Every human should have the right to speak freely, especially with regards to their fundamental needs. The people of Iran have been deprived of this right for decades. They have, and continue to suffer under a regime that cannot even uphold the laws that they, themselves, wrote. It is the responsibility of the international community and human rights organisations to hold the Iranian government accountable for their infringement of human rights. Formal investigations into these crimes should not simply be ideas that are forgotten as soon as they are suggested, rather they should be seriously followed through. The regime has been a source of trauma and agony, not only for the people living on Iranian soil but also the millions of Iranians scattered across the globe. Their continuing presence in a position of authority is detrimental to both the victims of their obscenity and those who must witness it.

References:

  1. Constitute Project. “Iran (Islamic Republic of)’s Constitution of 1979 with Amendments through 1989.” Constitute Project, 26 Aug. 2021.

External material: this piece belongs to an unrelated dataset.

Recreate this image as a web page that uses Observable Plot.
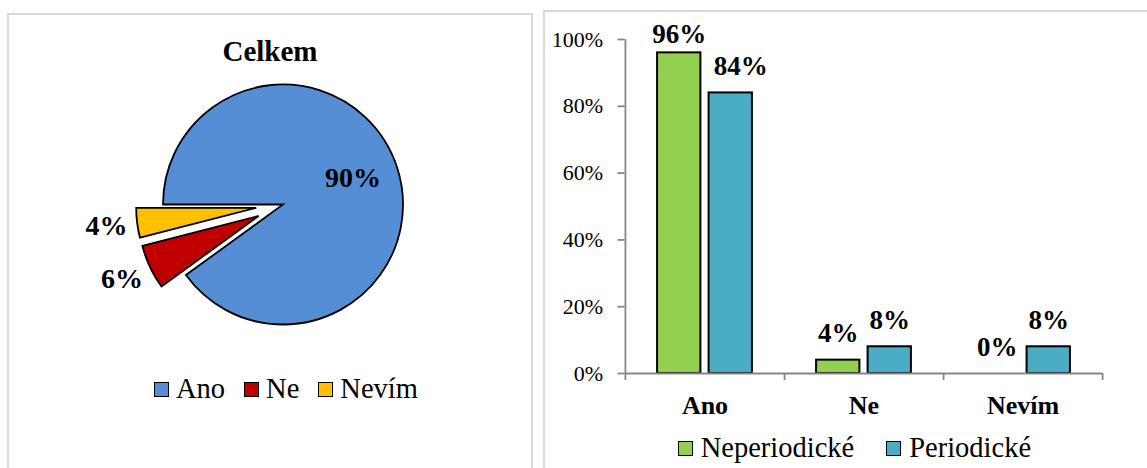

  2. Fassihi, Farnaz, and Rick Gladstone. “With Brutal Crackdown, Iran Is Convulsed by Worst Unrest in 40 Years.” The New York Times, The New York Times, 1 Dec. 2019, https://www.nytimes.com/2019/12/01/world/middleeast/iran-protests-deaths.html.
  3. Human Righs Watch. “Iran: No Justice for Bloody 2019 Crackdown.” Iran: No Justice for Bloody 2019 Crackdown, 17 Nov. 2020, https://www.hrw.org/news/2020/11/17/iran-no-justice-bloody-2019-crackdown.
  4. Iran International. “IRGC Officer Says 850 Killed in Two Iranian Provinces Alone in 2019 Protests.” Iran International, Iran International, 6 Feb. 2022, https://www.iranintl.com/en/202202065630.
  5. Ministry of Immigration and Integration. “Iran November 2019 Protests.” The Danish Immigration Service, 2020.